Using the material below, repeat exactly the lines from the one with "Clone this chart in Plotly.js." through the one with "const yMinorVals = [1, 3, 5, 7, 9];", ends included, without any images.

==== Extracted material

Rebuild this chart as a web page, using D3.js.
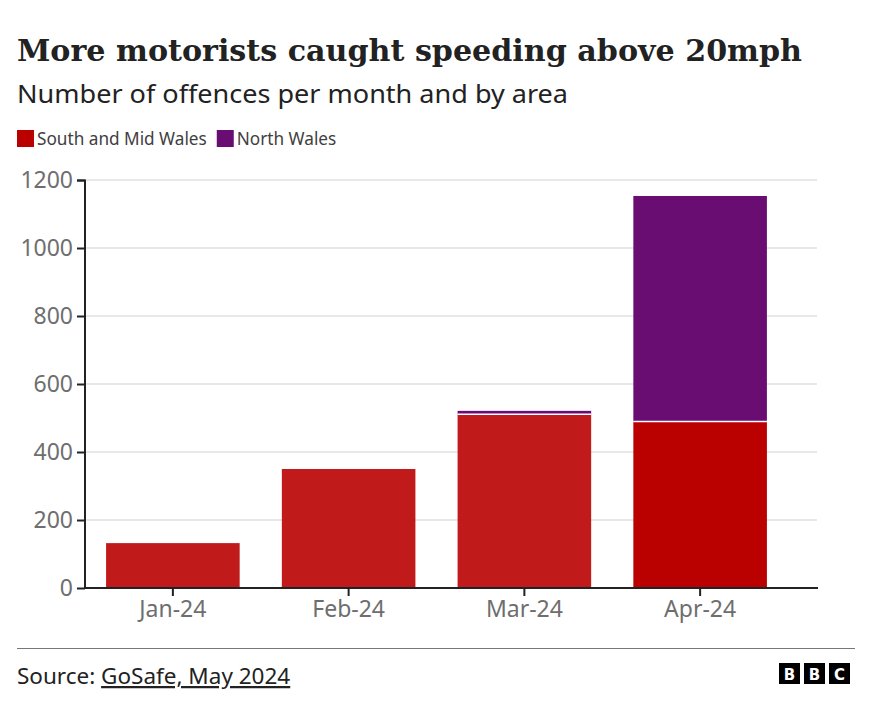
<!DOCTYPE html>
<html><head><meta charset="utf-8">
<script src="https://cdn.jsdelivr.net/npm/d3@7"></script>
<style>
html,body{margin:0;padding:0;background:#fff;}
svg{display:block;}
</style></head>
<body>
<svg id="chart" width="872" height="712"></svg>
<script>
const months = ["Jan-24","Feb-24","Mar-24","Apr-24"];
const southMid = [132, 350, 511, 490];
const north = [0, 0, 10, 663];
const seriesNames = ["South and Mid Wales","North Wales"];
const seriesColors = ["#bb0000","#6a0d73"];
const earlyRed = "#c01a1a";
const yTicks = [0,200,400,600,800,1000,1200];

const svg = d3.select("#chart");
const sans = "'Noto Sans', 'Open Sans', sans-serif";

svg.append("text").attr("x",17).attr("y",61)
  .attr("font-family","'DejaVu Serif', serif").attr("font-weight","bold")
  .attr("font-size",30).attr("fill","#222")
  .attr("textLength",785).attr("lengthAdjust","spacingAndGlyphs")
  .text("More motorists caught speeding above 20mph");
svg.append("text").attr("x",17).attr("y",103)
  .attr("font-family",sans).attr("font-size",25).attr("fill","#222")
  .attr("textLength",551).attr("lengthAdjust","spacingAndGlyphs")
  .text("Number of offences per month and by area");

// legend
const leg = svg.append("g");
let lx = 17;
seriesNames.forEach((n,i)=>{
  leg.append("rect").attr("x",lx).attr("y",130).attr("width",17).attr("height",17).attr("fill",seriesColors[i]);
  const t = leg.append("text").attr("x",lx+20).attr("y",145).attr("font-family",sans).attr("font-size",17.2)
    .attr("fill","#404040").text(n);
  lx += 20 + t.node().getComputedTextLength() + 10;
});

const y = d3.scaleLinear().domain([0,1200]).range([588,180]);
const x = d3.scaleBand().domain(months).range([85,788]).paddingInner(0.24).paddingOuter(0.12);

// gridlines
svg.append("g").selectAll("line").data(yTicks.slice(1)).join("line")
  .attr("x1",85).attr("x2",817).attr("y1",d=>y(d)).attr("y2",d=>y(d))
  .attr("stroke","#e8e8e8").attr("stroke-width",2);

// bars
const stack = months.map((m,i)=>({m, s:southMid[i], n:north[i], i}));
svg.append("g").selectAll("rect").data(stack).join("rect")
  .attr("x",d=>x(d.m)).attr("width",x.bandwidth())
  .attr("y",d=>y(d.s)).attr("height",d=>y(0)-y(d.s))
  .attr("fill",d=>d.i<3?earlyRed:seriesColors[0]);
svg.append("g").selectAll("rect").data(stack.filter(d=>d.n>0)).join("rect")
  .attr("x",d=>x(d.m)).attr("width",x.bandwidth())
  .attr("y",d=>y(d.s+d.n)).attr("height",d=>y(d.s)-y(d.s+d.n))
  .attr("fill",seriesColors[1]);
// separators
svg.append("g").selectAll("line").data(stack.filter(d=>d.n>0)).join("line")
  .attr("x1",d=>x(d.m)).attr("x2",d=>x(d.m)+x.bandwidth())
  .attr("y1",d=>y(d.s)).attr("y2",d=>y(d.s))
  .attr("stroke","#fff").attr("stroke-width",1.5);

// y axis
const yAxis = svg.append("g").attr("transform","translate(85,0)")
  .call(d3.axisLeft(y).tickValues(yTicks).tickFormat(d3.format("d")).tickSize(8).tickPadding(4));
yAxis.select(".domain").attr("stroke","#222").attr("stroke-width",2).attr("d","M-8,180.5H0V588");
yAxis.selectAll(".tick line").attr("stroke","#222").attr("stroke-width",2);
yAxis.selectAll(".tick text").attr("font-family",sans).attr("font-size",23).attr("fill","#6e6e6e");

// x axis
const xAxis = svg.append("g").attr("transform","translate(0,588)")
  .call(d3.axisBottom(x).tickSize(8).tickPadding(5));
xAxis.select(".domain").attr("stroke","#222").attr("stroke-width",2).attr("d","M84,0H818");
xAxis.selectAll(".tick line").attr("stroke","#222").attr("stroke-width",2);
xAxis.selectAll(".tick text").attr("font-family",sans).attr("font-size",23).attr("fill","#6e6e6e");

// footer
svg.append("line").attr("x1",17).attr("x2",855).attr("y1",648.5).attr("y2",648.5)
  .attr("stroke","#777").attr("stroke-width",1);
const src = svg.append("text").attr("x",17).attr("y",684).attr("font-family",sans).attr("font-size",22.5).attr("fill","#222");
src.append("tspan").text("Source: ");
src.append("tspan").attr("text-decoration","underline").text("GoSafe, May 2024");

const bbc = svg.append("g");
["B","B","C"].forEach((c,i)=>{
  const bx = 779 + i*25;
  bbc.append("rect").attr("x",bx).attr("y",663).attr("width",21).attr("height",21).attr("fill","#000");
  bbc.append("text").attr("x",bx+10.5).attr("y",680).attr("text-anchor","middle")
    .attr("font-family","'DejaVu Sans', sans-serif").attr("font-weight","bold").attr("font-size",15)
    .attr("fill","#fff").text(c);
});
</script>
</body></html>
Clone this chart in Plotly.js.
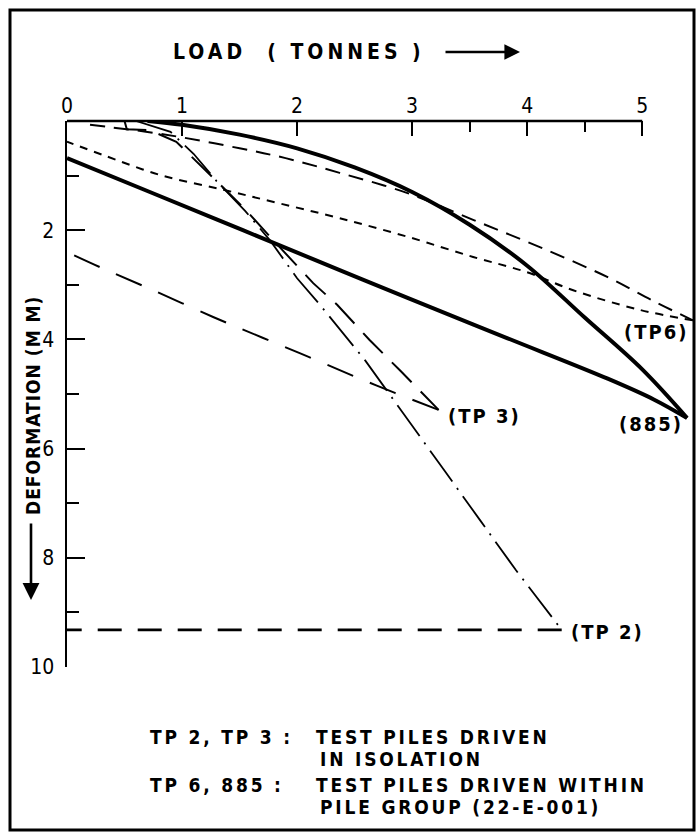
<!DOCTYPE html>
<html>
<head>
<meta charset="utf-8">
<script src="https://cdn.plot.ly/plotly-3.0.1.min.js"></script>
<style>
  html, body { margin: 0; padding: 0; background: #fff; }
  #chart { width: 698px; height: 833px; }
</style>
</head>
<body>
<div id="chart"></div>
<script>
// ---------------- data (load in tonnes, deformation in mm) ----------------
const xTickVals = [0, 1, 2, 3, 4, 5];
const xTickText = ['0', '1', '2', '3', '4', '5'];
const xMinorVals = [3.5, 4.5];
const yTickVals = [2, 4, 6, 8, 10];
const yTickText = ['2', '4', '6', '8', '10'];
const yMinorVals = [1, 3, 5, 7, 9];

// Pile 885 (within group) - loading and unloading
const load885Up   = [0.70, 1.00, 1.50, 2.00, 2.50, 3.00, 3.50, 4.00, 4.50, 5.00, 5.39];
const def885Up    = [0.00, 0.07, 0.25, 0.50, 0.85, 1.30, 1.90, 2.65, 3.60, 4.55, 5.44];
const load885Down = [5.39, 5.10, 4.70, 3.83, 2.96, 2.37, 1.77, 1.30, 0.72, 0.00];
const def885Down  = [5.44, 5.10, 4.72, 3.98, 3.24, 2.73, 2.21, 1.80, 1.30, 0.68];

// TP6 (within group)
const loadTP6Up   = [0.20, 0.40, 0.70, 1.00, 1.50, 1.90, 2.37, 2.96, 3.53, 4.11, 4.70, 5.10, 5.44];
const defTP6Up    = [0.07, 0.12, 0.20, 0.30, 0.50, 0.68, 0.95, 1.32, 1.81, 2.31, 2.86, 3.30, 3.65];
const loadTP6Down = [5.44, 4.98, 4.40, 4.00, 3.53, 2.96, 2.37, 1.83, 1.36, 0.81, 0.31, 0.00];
const defTP6Down  = [3.65, 3.46, 3.10, 2.77, 2.49, 2.12, 1.78, 1.50, 1.26, 0.99, 0.62, 0.38];

// TP3 (isolation)
const loadTP3Up   = [0.50, 0.52, 0.72, 0.95, 1.30, 1.55, 1.80, 2.14, 2.35, 2.63, 2.90, 3.23];
const defTP3Up    = [0.00, 0.15, 0.17, 0.38, 1.10, 1.62, 2.20, 2.97, 3.37, 4.01, 4.58, 5.29];
const loadTP3Down = [3.23, 2.85, 2.49, 2.10, 1.70, 1.27, 0.75, 0.30, 0.00];
const defTP3Down  = [5.29, 4.98, 4.67, 4.32, 3.97, 3.59, 3.10, 2.69, 2.40];

// TP2 (isolation)
const loadTP2Up   = [0.60, 0.90, 1.10, 1.30, 1.55, 1.77, 2.00, 2.20, 2.59, 3.00, 3.29, 3.59, 3.90, 4.30];
const defTP2Up    = [0.00, 0.20, 0.60, 1.10, 1.65, 2.20, 2.88, 3.37, 4.38, 5.57, 6.43, 7.31, 8.22, 9.32];
const loadTP2Down = [4.30, 0.00];
const defTP2Down  = [9.32, 9.32];

// ---------------- layout helpers ----------------
const W = 698, H = 833;
const ML = 67, MR = 4, MT = 121, MB = 166;
const PW = W - ML - MR, PH = H - MT - MB;
const px = v => (v - ML) / PW;
const py = v => (H - MB - v) / PH;
const FONT = '"DejaVu Sans Condensed", "Liberation Sans Narrow", "DejaVu Sans", Arial, sans-serif';

function tr(x, y, width, dash, shape) {
  return {
    type: 'scatter', mode: 'lines', x: x, y: y,
    line: { color: '#000', width: width, dash: dash, shape: shape || 'linear' },
    hoverinfo: 'skip', showlegend: false
  };
}

const traces = [
  tr(load885Up, def885Up, 4, 'solid', 'spline'),
  tr(load885Down, def885Down, 4, 'solid', 'spline'),
  tr(loadTP6Up, defTP6Up, 2, '15px,9px', 'spline'),
  tr(loadTP6Down, defTP6Down, 2, '8px,7px', 'spline'),
  tr(loadTP3Up, defTP3Up, 2, '28px,13px'),
  tr(loadTP3Down, defTP3Down, 2, '28px,18px', 'spline'),
  tr(loadTP2Up, defTP2Up, 1.8, '38px,8px,2px,8px'),
  tr(loadTP2Down, defTP2Down, 2.6, '24px,16px')
];

function sp(text, ls) {
  return '<span style="letter-spacing:' + ls + 'px">' + text + '</span>';
}
function txt(text, x, y, size, ls, anchor, weight) {
  return {
    text: sp(text, ls), xref: 'paper', yref: 'paper', x: px(x), y: py(y),
    xanchor: anchor || 'left', yanchor: 'middle', showarrow: false,
    font: { family: FONT, size: size, color: '#000', weight: weight || 'bold' }
  };
}

const annotations = [
  txt('LOAD&nbsp;&nbsp;( TONNES )', 171, 52, 21, 4, 'left'),
  { text: '', xref: 'paper', yref: 'paper', x: px(520), y: py(52), ax: -76, ay: 0,
    showarrow: true, arrowhead: 2, arrowsize: 1.3, arrowwidth: 2.4, arrowcolor: '#000' },
  { text: sp('DEFORMATION (M M)', 1), xref: 'paper', yref: 'paper', x: px(33), y: py(406),
    textangle: -90, showarrow: false, xanchor: 'center', yanchor: 'middle',
    font: { family: FONT, size: 19, color: '#000', weight: 'bold' } },
  { text: '', xref: 'paper', yref: 'paper', x: px(31), y: py(600), ax: 0, ay: -78,
    showarrow: true, arrowhead: 2, arrowsize: 1.3, arrowwidth: 2.6, arrowcolor: '#000' },
  txt('(TP6)', 622, 332, 20, 2),
  txt('(885)', 617, 424, 20, 2),
  txt('(TP 3)', 446, 416, 20, 2),
  txt('(TP 2)', 569, 632, 20, 2),
  txt('TP 2, TP 3 :', 148, 737, 19, 2.8),
  txt('TEST PILES DRIVEN', 314, 737, 19, 2.8),
  txt('IN ISOLATION', 318, 759, 19, 2.8),
  txt('TP 6, 885 :', 148, 785, 19, 2.8),
  txt('TEST PILES DRIVEN WITHIN', 314, 785, 19, 2.8),
  txt('PILE GROUP (22-E-001)', 318, 807, 19, 2.8)
];

const shapes = [
  // top axis line (only spans 0..5)
  { type: 'line', xref: 'x', yref: 'paper', x0: 0, x1: 5, y0: 1, y1: 1,
    line: { color: '#000', width: 2.5 } },
  // outer frame
  { type: 'rect', xref: 'paper', yref: 'paper',
    x0: px(10), x1: px(694), y0: py(830), y1: py(10),
    line: { color: '#000', width: 3 } }
];

const layout = {
  width: W, height: H,
  margin: { l: ML, r: MR, t: MT, b: MB, pad: 0 },
  paper_bgcolor: '#fff', plot_bgcolor: '#fff',
  font: { family: FONT, color: '#000' },
  showlegend: false,
  xaxis: {
    side: 'top', range: [0, 5.45], showgrid: false, zeroline: false, showline: false,
    ticks: 'inside', ticklen: 15, tickwidth: 2, tickcolor: '#000',
    tickmode: 'array', tickvals: xTickVals, ticktext: xTickText,
    tickfont: { family: FONT, size: 21, color: '#000' },
    ticklabelstandoff: 3,
    minor: { tickmode: 'array', tickvals: xMinorVals, ticks: 'inside', ticklen: 11, tickwidth: 2, tickcolor: '#000', showgrid: false }
  },
  yaxis: {
    range: [10, 0], showgrid: false, zeroline: false,
    showline: true, linewidth: 2.5, linecolor: '#000',
    ticks: 'inside', ticklen: 18, tickwidth: 2, tickcolor: '#000',
    tickmode: 'array', tickvals: yTickVals, ticktext: yTickText,
    tickfont: { family: FONT, size: 21, color: '#000' },
    ticklabelstandoff: 6,
    minor: { tickmode: 'array', tickvals: yMinorVals, ticks: 'inside', ticklen: 12, tickwidth: 2, tickcolor: '#000', showgrid: false }
  },
  shapes: shapes,
  annotations: annotations
};

Plotly.newPlot('chart', traces, layout, { staticPlot: true, displayModeBar: false });
</script>
</body>
</html>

========

Answer for this exercise:
Clone this chart in Plotly.js.
<!DOCTYPE html>
<html>
<head>
<meta charset="utf-8">
<script src="https://cdn.plot.ly/plotly-3.0.1.min.js"></script>
<style>
  html, body { margin: 0; padding: 0; background: #fff; }
  #chart { width: 698px; height: 833px; }
</style>
</head>
<body>
<div id="chart"></div>
<script>
// ---------------- data (load in tonnes, deformation in mm) ----------------
const xTickVals = [0, 1, 2, 3, 4, 5];
const xTickText = ['0', '1', '2', '3', '4', '5'];
const xMinorVals = [3.5, 4.5];
const yTickVals = [2, 4, 6, 8, 10];
const yTickText = ['2', '4', '6', '8', '10'];
const yMinorVals = [1, 3, 5, 7, 9];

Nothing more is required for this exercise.